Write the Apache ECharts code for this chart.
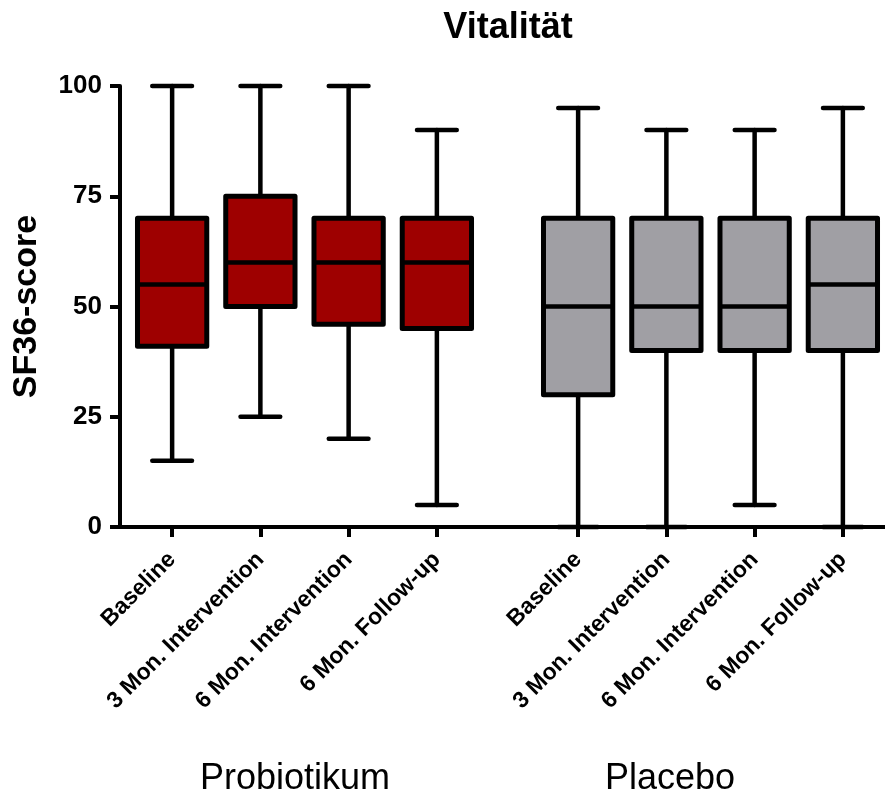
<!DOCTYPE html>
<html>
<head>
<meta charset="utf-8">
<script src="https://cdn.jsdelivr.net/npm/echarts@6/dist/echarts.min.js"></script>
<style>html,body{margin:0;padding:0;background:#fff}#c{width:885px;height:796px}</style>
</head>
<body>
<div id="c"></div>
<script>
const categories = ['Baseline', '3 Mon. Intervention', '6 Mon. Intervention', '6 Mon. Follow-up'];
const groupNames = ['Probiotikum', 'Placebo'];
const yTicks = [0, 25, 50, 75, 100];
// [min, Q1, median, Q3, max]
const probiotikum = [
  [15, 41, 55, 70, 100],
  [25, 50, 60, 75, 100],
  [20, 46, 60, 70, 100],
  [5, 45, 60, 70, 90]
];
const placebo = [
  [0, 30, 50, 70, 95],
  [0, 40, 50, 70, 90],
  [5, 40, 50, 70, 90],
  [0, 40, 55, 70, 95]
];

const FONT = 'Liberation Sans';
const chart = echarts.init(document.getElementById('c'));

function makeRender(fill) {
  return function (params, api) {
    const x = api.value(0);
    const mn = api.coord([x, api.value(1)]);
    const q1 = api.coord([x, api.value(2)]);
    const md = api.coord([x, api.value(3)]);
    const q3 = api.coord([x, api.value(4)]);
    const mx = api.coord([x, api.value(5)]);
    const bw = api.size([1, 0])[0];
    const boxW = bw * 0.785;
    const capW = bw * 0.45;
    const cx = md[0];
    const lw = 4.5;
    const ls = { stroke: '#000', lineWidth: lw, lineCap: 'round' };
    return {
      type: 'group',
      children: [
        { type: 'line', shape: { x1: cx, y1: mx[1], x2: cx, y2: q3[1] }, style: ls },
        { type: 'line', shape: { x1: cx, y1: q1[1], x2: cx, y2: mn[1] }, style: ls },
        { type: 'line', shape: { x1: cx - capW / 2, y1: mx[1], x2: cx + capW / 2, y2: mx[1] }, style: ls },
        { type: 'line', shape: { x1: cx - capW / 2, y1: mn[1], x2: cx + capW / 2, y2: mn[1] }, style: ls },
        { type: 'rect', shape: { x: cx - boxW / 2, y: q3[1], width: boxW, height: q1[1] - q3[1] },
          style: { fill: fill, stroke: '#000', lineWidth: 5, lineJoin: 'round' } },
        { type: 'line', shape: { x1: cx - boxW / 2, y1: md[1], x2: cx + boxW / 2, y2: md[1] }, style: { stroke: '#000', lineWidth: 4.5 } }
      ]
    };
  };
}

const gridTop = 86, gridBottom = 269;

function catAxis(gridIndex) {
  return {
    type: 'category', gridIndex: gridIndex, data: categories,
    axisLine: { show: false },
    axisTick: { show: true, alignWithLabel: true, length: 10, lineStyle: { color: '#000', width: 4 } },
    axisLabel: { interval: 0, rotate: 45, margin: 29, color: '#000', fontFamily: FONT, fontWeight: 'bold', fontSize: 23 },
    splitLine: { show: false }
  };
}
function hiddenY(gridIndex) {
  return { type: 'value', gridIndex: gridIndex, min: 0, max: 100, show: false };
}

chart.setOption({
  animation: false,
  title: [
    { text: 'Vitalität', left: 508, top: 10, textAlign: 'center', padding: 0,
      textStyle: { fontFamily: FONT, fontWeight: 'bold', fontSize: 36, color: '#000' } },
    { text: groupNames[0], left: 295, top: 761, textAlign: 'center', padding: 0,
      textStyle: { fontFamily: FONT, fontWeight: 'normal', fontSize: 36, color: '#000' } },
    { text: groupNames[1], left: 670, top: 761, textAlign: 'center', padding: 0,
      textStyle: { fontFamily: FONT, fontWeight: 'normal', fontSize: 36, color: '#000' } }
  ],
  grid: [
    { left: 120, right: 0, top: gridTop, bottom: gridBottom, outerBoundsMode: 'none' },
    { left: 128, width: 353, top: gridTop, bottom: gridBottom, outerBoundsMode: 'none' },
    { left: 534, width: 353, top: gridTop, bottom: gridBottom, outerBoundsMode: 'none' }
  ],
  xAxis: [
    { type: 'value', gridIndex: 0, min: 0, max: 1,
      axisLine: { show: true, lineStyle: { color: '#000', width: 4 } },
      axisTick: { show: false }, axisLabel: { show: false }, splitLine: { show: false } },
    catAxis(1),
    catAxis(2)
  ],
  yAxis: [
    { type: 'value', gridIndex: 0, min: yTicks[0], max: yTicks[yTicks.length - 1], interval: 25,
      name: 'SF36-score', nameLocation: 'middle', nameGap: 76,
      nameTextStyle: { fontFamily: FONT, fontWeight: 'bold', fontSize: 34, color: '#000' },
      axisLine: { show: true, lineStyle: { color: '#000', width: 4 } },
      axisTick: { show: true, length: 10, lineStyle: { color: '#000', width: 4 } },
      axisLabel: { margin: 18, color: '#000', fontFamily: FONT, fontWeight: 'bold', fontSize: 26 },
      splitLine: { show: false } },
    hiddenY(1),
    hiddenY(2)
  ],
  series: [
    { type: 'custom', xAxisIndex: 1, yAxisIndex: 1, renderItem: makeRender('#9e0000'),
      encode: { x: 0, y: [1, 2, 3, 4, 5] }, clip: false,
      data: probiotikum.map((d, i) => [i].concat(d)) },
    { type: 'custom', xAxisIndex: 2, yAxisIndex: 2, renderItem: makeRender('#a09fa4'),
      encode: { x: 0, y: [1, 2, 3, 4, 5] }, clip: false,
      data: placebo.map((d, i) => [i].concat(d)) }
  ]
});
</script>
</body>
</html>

+ + +

### Directive
Return the material exactly as given, apart from the pictures.

### Response
Write the Apache ECharts code for this chart.
<!DOCTYPE html>
<html>
<head>
<meta charset="utf-8">
<script src="https://cdn.jsdelivr.net/npm/echarts@6/dist/echarts.min.js"></script>
<style>html,body{margin:0;padding:0;background:#fff}#c{width:885px;height:796px}</style>
</head>
<body>
<div id="c"></div>
<script>
const categories = ['Baseline', '3 Mon. Intervention', '6 Mon. Intervention', '6 Mon. Follow-up'];
const groupNames = ['Probiotikum', 'Placebo'];
const yTicks = [0, 25, 50, 75, 100];
// [min, Q1, median, Q3, max]
const probiotikum = [
  [15, 41, 55, 70, 100],
  [25, 50, 60, 75, 100],
  [20, 46, 60, 70, 100],
  [5, 45, 60, 70, 90]
];
const placebo = [
  [0, 30, 50, 70, 95],
  [0, 40, 50, 70, 90],
  [5, 40, 50, 70, 90],
  [0, 40, 55, 70, 95]
];

const FONT = 'Liberation Sans';
const chart = echarts.init(document.getElementById('c'));

function makeRender(fill) {
  return function (params, api) {
    const x = api.value(0);
    const mn = api.coord([x, api.value(1)]);
    const q1 = api.coord([x, api.value(2)]);
    const md = api.coord([x, api.value(3)]);
    const q3 = api.coord([x, api.value(4)]);
    const mx = api.coord([x, api.value(5)]);
    const bw = api.size([1, 0])[0];
    const boxW = bw * 0.785;
    const capW = bw * 0.45;
    const cx = md[0];
    const lw = 4.5;
    const ls = { stroke: '#000', lineWidth: lw, lineCap: 'round' };
    return {
      type: 'group',
      children: [
        { type: 'line', shape: { x1: cx, y1: mx[1], x2: cx, y2: q3[1] }, style: ls },
        { type: 'line', shape: { x1: cx, y1: q1[1], x2: cx, y2: mn[1] }, style: ls },
        { type: 'line', shape: { x1: cx - capW / 2, y1: mx[1], x2: cx + capW / 2, y2: mx[1] }, style: ls },
        { type: 'line', shape: { x1: cx - capW / 2, y1: mn[1], x2: cx + capW / 2, y2: mn[1] }, style: ls },
        { type: 'rect', shape: { x: cx - boxW / 2, y: q3[1], width: boxW, height: q1[1] - q3[1] },
          style: { fill: fill, stroke: '#000', lineWidth: 5, lineJoin: 'round' } },
        { type: 'line', shape: { x1: cx - boxW / 2, y1: md[1], x2: cx + boxW / 2, y2: md[1] }, style: { stroke: '#000', lineWidth: 4.5 } }
      ]
    };
  };
}

const gridTop = 86, gridBottom = 269;

function catAxis(gridIndex) {
  return {
    type: 'category', gridIndex: gridIndex, data: categories,
    axisLine: { show: false },
    axisTick: { show: true, alignWithLabel: true, length: 10, lineStyle: { color: '#000', width: 4 } },
    axisLabel: { interval: 0, rotate: 45, margin: 29, color: '#000', fontFamily: FONT, fontWeight: 'bold', fontSize: 23 },
    splitLine: { show: false }
  };
}
function hiddenY(gridIndex) {
  return { type: 'value', gridIndex: gridIndex, min: 0, max: 100, show: false };
}

chart.setOption({
  animation: false,
  title: [
    { text: 'Vitalität', left: 508, top: 10, textAlign: 'center', padding: 0,
      textStyle: { fontFamily: FONT, fontWeight: 'bold', fontSize: 36, color: '#000' } },
    { text: groupNames[0], left: 295, top: 761, textAlign: 'center', padding: 0,
      textStyle: { fontFamily: FONT, fontWeight: 'normal', fontSize: 36, color: '#000' } },
    { text: groupNames[1], left: 670, top: 761, textAlign: 'center', padding: 0,
      textStyle: { fontFamily: FONT, fontWeight: 'normal', fontSize: 36, color: '#000' } }
  ],
  grid: [
    { left: 120, right: 0, top: gridTop, bottom: gridBottom, outerBoundsMode: 'none' },
    { left: 128, width: 353, top: gridTop, bottom: gridBottom, outerBoundsMode: 'none' },
    { left: 534, width: 353, top: gridTop, bottom: gridBottom, outerBoundsMode: 'none' }
  ],
  xAxis: [
    { type: 'value', gridIndex: 0, min: 0, max: 1,
      axisLine: { show: true, lineStyle: { color: '#000', width: 4 } },
      axisTick: { show: false }, axisLabel: { show: false }, splitLine: { show: false } },
    catAxis(1),
    catAxis(2)
  ],
  yAxis: [
    { type: 'value', gridIndex: 0, min: yTicks[0], max: yTicks[yTicks.length - 1], interval: 25,
      name: 'SF36-score', nameLocation: 'middle', nameGap: 76,
      nameTextStyle: { fontFamily: FONT, fontWeight: 'bold', fontSize: 34, color: '#000' },
      axisLine: { show: true, lineStyle: { color: '#000', width: 4 } },
      axisTick: { show: true, length: 10, lineStyle: { color: '#000', width: 4 } },
      axisLabel: { margin: 18, color: '#000', fontFamily: FONT, fontWeight: 'bold', fontSize: 26 },
      splitLine: { show: false } },
    hiddenY(1),
    hiddenY(2)
  ],
  series: [
    { type: 'custom', xAxisIndex: 1, yAxisIndex: 1, renderItem: makeRender('#9e0000'),
      encode: { x: 0, y: [1, 2, 3, 4, 5] }, clip: false,
      data: probiotikum.map((d, i) => [i].concat(d)) },
    { type: 'custom', xAxisIndex: 2, yAxisIndex: 2, renderItem: makeRender('#a09fa4'),
      encode: { x: 0, y: [1, 2, 3, 4, 5] }, clip: false,
      data: placebo.map((d, i) => [i].concat(d)) }
  ]
});
</script>
</body>
</html>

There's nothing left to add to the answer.